Records with drawing code |
______________________________

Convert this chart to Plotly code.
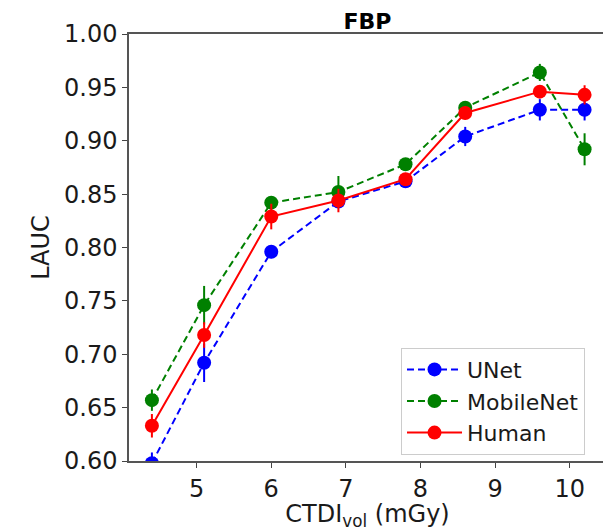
import plotly.graph_objects as go

ctdi = [4.4, 5.1, 6.0, 6.9, 7.8, 8.6, 9.6, 10.2]

unet = [0.598, 0.692, 0.796, 0.843, 0.862, 0.904, 0.929, 0.929]
unet_err = [0.010, 0.018, 0.006, 0.005, 0.004, 0.009, 0.010, 0.010]

mobilenet = [0.657, 0.746, 0.842, 0.852, 0.878, 0.931, 0.964, 0.892]
mobilenet_err = [0.010, 0.018, 0.005, 0.015, 0.005, 0.005, 0.008, 0.015]

human = [0.633, 0.718, 0.829, 0.844, 0.864, 0.926, 0.946, 0.943]
human_err = [0.011, 0.012, 0.012, 0.011, 0.005, 0.006, 0.006, 0.009]

series = [
    ("UNet", unet, unet_err, "#0000ff", "7px,4px"),
    ("MobileNet", mobilenet, mobilenet_err, "#008000", "7px,4px"),
    ("Human", human, human_err, "#ff0000", "solid"),
]

FONT = "DejaVu Sans"
W, H = 603, 523  # page body has an 8px margin
fig = go.Figure()
for name, ys, errs, color, dash in series:
    fig.add_trace(go.Scatter(
        x=ctdi, y=ys, name=name, mode="lines+markers",
        line=dict(color=color, width=2, dash=dash),
        marker=dict(color=color, size=14),
        error_y=dict(type="data", array=errs, visible=True, color=color,
                     thickness=2, width=0),
    ))

fig.update_layout(
    width=W, height=H,
    margin=dict(l=121, r=5, t=26, b=70, autoexpand=False),
    paper_bgcolor="white", plot_bgcolor="white",
    font=dict(family=FONT, color="#1a1a1a", size=22),
    title=dict(text="<b>FBP</b>", x=0.5, xref="paper", xanchor="center",
               y=1 - 13 / H, yanchor="middle",
               font=dict(family=FONT, size=22, color="black")),
    legend=dict(x=0.956, xanchor="right", y=0.015, yanchor="bottom",
                bgcolor="white", bordercolor="#cccccc", borderwidth=1,
                font=dict(family=FONT, size=22, color="#1a1a1a"),
                itemwidth=55, tracegroupgap=4),
    showlegend=True,
)

fig.update_xaxes(
    range=[4.093, 10.487], tickvals=[5, 6, 7, 8, 9, 10],
    ticks="outside", ticklen=5, tickcolor="#444", tickwidth=1,
    showline=True, linecolor="#555", linewidth=1.5, mirror=True,
    showgrid=False, zeroline=False, automargin=False,
    tickfont=dict(family=FONT, size=24, color="#1a1a1a"),
    title=dict(text="CTDI<sub>vol</sub> (mGy)", standoff=5,
               font=dict(family=FONT, size=24, color="#1a1a1a")),
)
fig.update_yaxes(
    range=[0.6, 1.0], tickvals=[0.60, 0.65, 0.70, 0.75, 0.80, 0.85, 0.90, 0.95, 1.00],
    tickformat=".2f",
    ticks="outside", ticklen=5, tickcolor="#444", tickwidth=1,
    showline=True, linecolor="#555", linewidth=1.5, mirror=True,
    showgrid=False, zeroline=False, automargin=False,
    tickfont=dict(family=FONT, size=24, color="#1a1a1a"),
    title=dict(text="LAUC", standoff=8,
               font=dict(family=FONT, size=24, color="#1a1a1a")),
)

fig.write_html("out.html")
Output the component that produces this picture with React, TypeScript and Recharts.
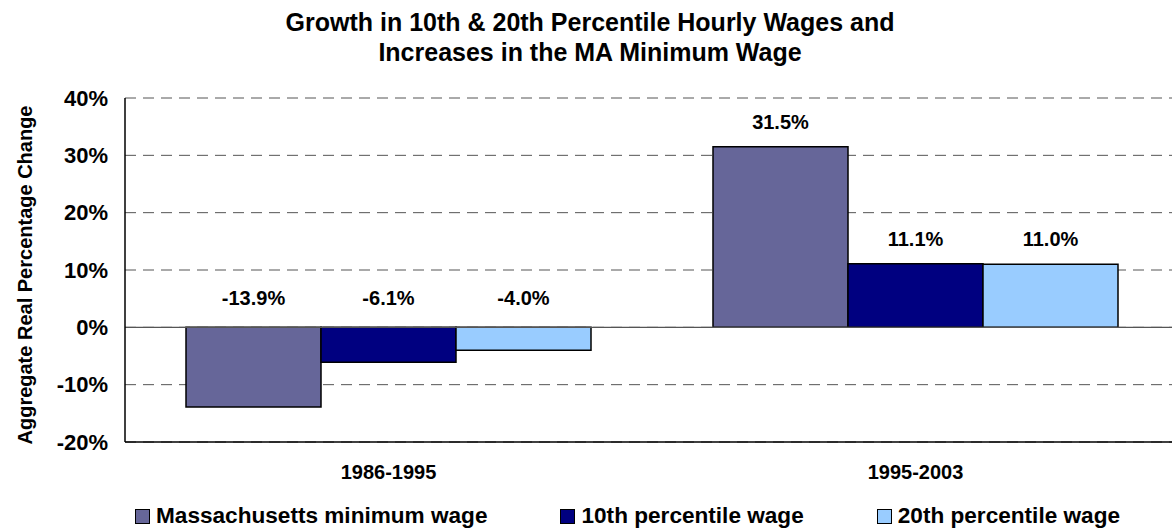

______________________________

PROBLEM TO SOLVE | The records above need to be restated word for word, with the pictures left out.

TASK ANSWER |
Convert this chart to Plotly code.
import plotly.graph_objects as go

ctdi = [4.4, 5.1, 6.0, 6.9, 7.8, 8.6, 9.6, 10.2]

unet = [0.598, 0.692, 0.796, 0.843, 0.862, 0.904, 0.929, 0.929]
unet_err = [0.010, 0.018, 0.006, 0.005, 0.004, 0.009, 0.010, 0.010]

mobilenet = [0.657, 0.746, 0.842, 0.852, 0.878, 0.931, 0.964, 0.892]
mobilenet_err = [0.010, 0.018, 0.005, 0.015, 0.005, 0.005, 0.008, 0.015]

human = [0.633, 0.718, 0.829, 0.844, 0.864, 0.926, 0.946, 0.943]
human_err = [0.011, 0.012, 0.012, 0.011, 0.005, 0.006, 0.006, 0.009]

series = [
    ("UNet", unet, unet_err, "#0000ff", "7px,4px"),
    ("MobileNet", mobilenet, mobilenet_err, "#008000", "7px,4px"),
    ("Human", human, human_err, "#ff0000", "solid"),
]

FONT = "DejaVu Sans"
W, H = 603, 523  # page body has an 8px margin
fig = go.Figure()
for name, ys, errs, color, dash in series:
    fig.add_trace(go.Scatter(
        x=ctdi, y=ys, name=name, mode="lines+markers",
        line=dict(color=color, width=2, dash=dash),
        marker=dict(color=color, size=14),
        error_y=dict(type="data", array=errs, visible=True, color=color,
                     thickness=2, width=0),
    ))

fig.update_layout(
    width=W, height=H,
    margin=dict(l=121, r=5, t=26, b=70, autoexpand=False),
    paper_bgcolor="white", plot_bgcolor="white",
    font=dict(family=FONT, color="#1a1a1a", size=22),
    title=dict(text="<b>FBP</b>", x=0.5, xref="paper", xanchor="center",
               y=1 - 13 / H, yanchor="middle",
               font=dict(family=FONT, size=22, color="black")),
    legend=dict(x=0.956, xanchor="right", y=0.015, yanchor="bottom",
                bgcolor="white", bordercolor="#cccccc", borderwidth=1,
                font=dict(family=FONT, size=22, color="#1a1a1a"),
                itemwidth=55, tracegroupgap=4),
    showlegend=True,
)

fig.update_xaxes(
    range=[4.093, 10.487], tickvals=[5, 6, 7, 8, 9, 10],
    ticks="outside", ticklen=5, tickcolor="#444", tickwidth=1,
    showline=True, linecolor="#555", linewidth=1.5, mirror=True,
    showgrid=False, zeroline=False, automargin=False,
    tickfont=dict(family=FONT, size=24, color="#1a1a1a"),
    title=dict(text="CTDI<sub>vol</sub> (mGy)", standoff=5,
               font=dict(family=FONT, size=24, color="#1a1a1a")),
)
fig.update_yaxes(
    range=[0.6, 1.0], tickvals=[0.60, 0.65, 0.70, 0.75, 0.80, 0.85, 0.90, 0.95, 1.00],
    tickformat=".2f",
    ticks="outside", ticklen=5, tickcolor="#444", tickwidth=1,
    showline=True, linecolor="#555", linewidth=1.5, mirror=True,
    showgrid=False, zeroline=False, automargin=False,
    tickfont=dict(family=FONT, size=24, color="#1a1a1a"),
    title=dict(text="LAUC", standoff=8,
               font=dict(family=FONT, size=24, color="#1a1a1a")),
)

fig.write_html("out.html")
Output the component that produces this picture with React, TypeScript and Recharts.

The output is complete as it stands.